Leave out the pictures and repeat the data exactly.

»»

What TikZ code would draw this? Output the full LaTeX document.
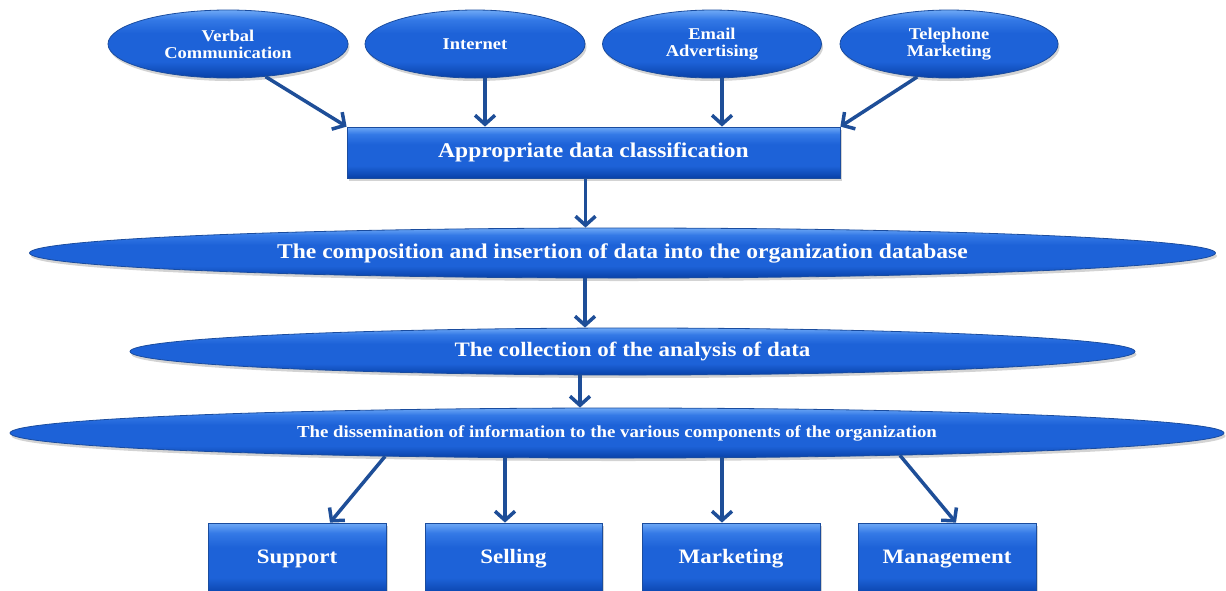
\documentclass[tikz,border=0pt]{standalone}
\usepackage{fontspec}
\setmainfont{Liberation Serif}[FakeStretch=1.12]
\usetikzlibrary{arrows.meta,shadows,shapes.geometric,calc}
\definecolor{btop}{HTML}{6EA9F6}
\definecolor{bup}{HTML}{3479E6}
\definecolor{bmid}{HTML}{1D62D8}
\definecolor{bbot}{HTML}{0841A8}
\definecolor{bline}{HTML}{1A4C9E}
\definecolor{arrc}{HTML}{1E4E98}
\pgfdeclareverticalshading{bluegrad}{100bp}{color(0bp)=(bbot); color(25bp)=(bbot); color(37bp)=(bmid); color(58bp)=(bmid); color(68bp)=(bup); color(75bp)=(btop); color(100bp)=(btop)}
\tikzset{
  blueshade/.style={shading=bluegrad, draw=bline, line width=0.8pt,
    drop shadow={shadow xshift=1.5pt, shadow yshift=-3pt, opacity=0.35}},
  lbl/.style={text=white, align=center, inner sep=0pt},
  topell/.style={ellipse, blueshade, lbl, minimum width=240pt, minimum height=68pt,
    font=\bfseries\fontsize{16.5}{17}\selectfont},
  longell/.style={ellipse, blueshade, lbl, font=\bfseries\fontsize{20}{22}\selectfont},
  boxnode/.style={rectangle, blueshade, lbl, font=\bfseries\fontsize{20.5}{22}\selectfont},
  arr/.style={draw=arrc, line width=3.5pt, -{Straight Barb[length=9pt,width=20pt]}},
}
\begin{document}
\begin{tikzpicture}[x=1pt,y=-1pt]
\clip (0,0) rectangle (1226,590);
% top sources
\node[topell] (v1) at (228,44) {Verbal\\Communication};
\node[topell, minimum width=220pt] (v2) at (475,44) {Internet};
\node[topell, minimum width=219pt] (v3) at (712,44) {Email\\Advertising};
\node[topell, minimum width=218pt] (v4) at (949,44) {Telephone\\Marketing};
% classification
\node[boxnode, minimum width=493pt, minimum height=51pt, font=\bfseries\fontsize{21}{22}\selectfont] (cls) at (593.5,152.5) {Appropriate data classification};
% long ellipses
\node[longell, minimum width=1186pt, minimum height=50pt, font=\bfseries\fontsize{21}{22}\selectfont] (e2) at (622.5,253) {The composition and insertion of data into the organization database};
\node[longell, minimum width=1005pt, minimum height=47pt, font=\bfseries\fontsize{20.5}{22}\selectfont] (e3) at (632.5,351.5) {The collection of the analysis of data};
\node[longell, minimum width=1214pt, minimum height=50pt, font=\bfseries\fontsize{16.8}{18}\selectfont] (e4) at (617,433) {The dissemination of information to the various components of the organization};
% bottom boxes
\node[boxnode, minimum width=178pt, minimum height=72pt] (b1) at (297,559) {Support};
\node[boxnode, minimum width=177pt, minimum height=72pt] (b2) at (513.5,559) {Selling};
\node[boxnode, minimum width=178pt, minimum height=72pt] (b3) at (731,559) {Marketing};
\node[boxnode, minimum width=178pt, minimum height=72pt] (b4) at (947,559) {Management};
% arrows
\draw[arr] (v1.-41) -- (cls.north west);
\draw[arr] ([xshift=10pt]v2.south) -- ([xshift=10pt]v2.south |- cls.north);
\draw[arr] ([xshift=10pt]v3.south) -- ([xshift=10pt]v3.south |- cls.north);
\draw[arr] (v4.-134) -- (cls.north east);
\draw[arr] ([xshift=-8pt]cls.south) -- ([xshift=-8pt]cls.south |- e2.north);
\draw[arr] ([xshift=-37.5pt]e2.south) -- ([xshift=-37.5pt]e2.south |- e3.north);
\draw[arr] ([xshift=-52.5pt]e3.south) -- ([xshift=-52.5pt]e3.south |- e4.north);
\draw[arr] ([xshift=-232pt,yshift=2pt]e4.south) -- ([xshift=33pt]b1.north);
\draw[arr] ([xshift=-112pt]e4.south) -- ([xshift=-8.5pt]b2.north);
\draw[arr] ([xshift=105pt]e4.south) -- ([xshift=-9pt]b3.north);
\draw[arr] ([xshift=283pt,yshift=3pt]e4.south) -- ([xshift=9pt]b4.north);
\end{tikzpicture}
\end{document}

««

Finished task:
What TikZ code would draw this? Output the full LaTeX document.
\documentclass[tikz,border=0pt]{standalone}
\usepackage{fontspec}
\setmainfont{Liberation Serif}[FakeStretch=1.12]
\usetikzlibrary{arrows.meta,shadows,shapes.geometric,calc}
\definecolor{btop}{HTML}{6EA9F6}
\definecolor{bup}{HTML}{3479E6}
\definecolor{bmid}{HTML}{1D62D8}
\definecolor{bbot}{HTML}{0841A8}
\definecolor{bline}{HTML}{1A4C9E}
\definecolor{arrc}{HTML}{1E4E98}
\pgfdeclareverticalshading{bluegrad}{100bp}{color(0bp)=(bbot); color(25bp)=(bbot); color(37bp)=(bmid); color(58bp)=(bmid); color(68bp)=(bup); color(75bp)=(btop); color(100bp)=(btop)}
\tikzset{
  blueshade/.style={shading=bluegrad, draw=bline, line width=0.8pt,
    drop shadow={shadow xshift=1.5pt, shadow yshift=-3pt, opacity=0.35}},
  lbl/.style={text=white, align=center, inner sep=0pt},
  topell/.style={ellipse, blueshade, lbl, minimum width=240pt, minimum height=68pt,
    font=\bfseries\fontsize{16.5}{17}\selectfont},
  longell/.style={ellipse, blueshade, lbl, font=\bfseries\fontsize{20}{22}\selectfont},
  boxnode/.style={rectangle, blueshade, lbl, font=\bfseries\fontsize{20.5}{22}\selectfont},
  arr/.style={draw=arrc, line width=3.5pt, -{Straight Barb[length=9pt,width=20pt]}},
}
\begin{document}
\begin{tikzpicture}[x=1pt,y=-1pt]
\clip (0,0) rectangle (1226,590);
% top sources
\node[topell] (v1) at (228,44) {Verbal\\Communication};
\node[topell, minimum width=220pt] (v2) at (475,44) {Internet};
\node[topell, minimum width=219pt] (v3) at (712,44) {Email\\Advertising};
\node[topell, minimum width=218pt] (v4) at (949,44) {Telephone\\Marketing};
% classification
\node[boxnode, minimum width=493pt, minimum height=51pt, font=\bfseries\fontsize{21}{22}\selectfont] (cls) at (593.5,152.5) {Appropriate data classification};
% long ellipses
\node[longell, minimum width=1186pt, minimum height=50pt, font=\bfseries\fontsize{21}{22}\selectfont] (e2) at (622.5,253) {The composition and insertion of data into the organization database};
\node[longell, minimum width=1005pt, minimum height=47pt, font=\bfseries\fontsize{20.5}{22}\selectfont] (e3) at (632.5,351.5) {The collection of the analysis of data};
\node[longell, minimum width=1214pt, minimum height=50pt, font=\bfseries\fontsize{16.8}{18}\selectfont] (e4) at (617,433) {The dissemination of information to the various components of the organization};
% bottom boxes
\node[boxnode, minimum width=178pt, minimum height=72pt] (b1) at (297,559) {Support};
\node[boxnode, minimum width=177pt, minimum height=72pt] (b2) at (513.5,559) {Selling};
\node[boxnode, minimum width=178pt, minimum height=72pt] (b3) at (731,559) {Marketing};
\node[boxnode, minimum width=178pt, minimum height=72pt] (b4) at (947,559) {Management};
% arrows
\draw[arr] (v1.-41) -- (cls.north west);
\draw[arr] ([xshift=10pt]v2.south) -- ([xshift=10pt]v2.south |- cls.north);
\draw[arr] ([xshift=10pt]v3.south) -- ([xshift=10pt]v3.south |- cls.north);
\draw[arr] (v4.-134) -- (cls.north east);
\draw[arr] ([xshift=-8pt]cls.south) -- ([xshift=-8pt]cls.south |- e2.north);
\draw[arr] ([xshift=-37.5pt]e2.south) -- ([xshift=-37.5pt]e2.south |- e3.north);
\draw[arr] ([xshift=-52.5pt]e3.south) -- ([xshift=-52.5pt]e3.south |- e4.north);
\draw[arr] ([xshift=-232pt,yshift=2pt]e4.south) -- ([xshift=33pt]b1.north);
\draw[arr] ([xshift=-112pt]e4.south) -- ([xshift=-8.5pt]b2.north);
\draw[arr] ([xshift=105pt]e4.south) -- ([xshift=-9pt]b3.north);
\draw[arr] ([xshift=283pt,yshift=3pt]e4.south) -- ([xshift=9pt]b4.north);
\end{tikzpicture}
\end{document}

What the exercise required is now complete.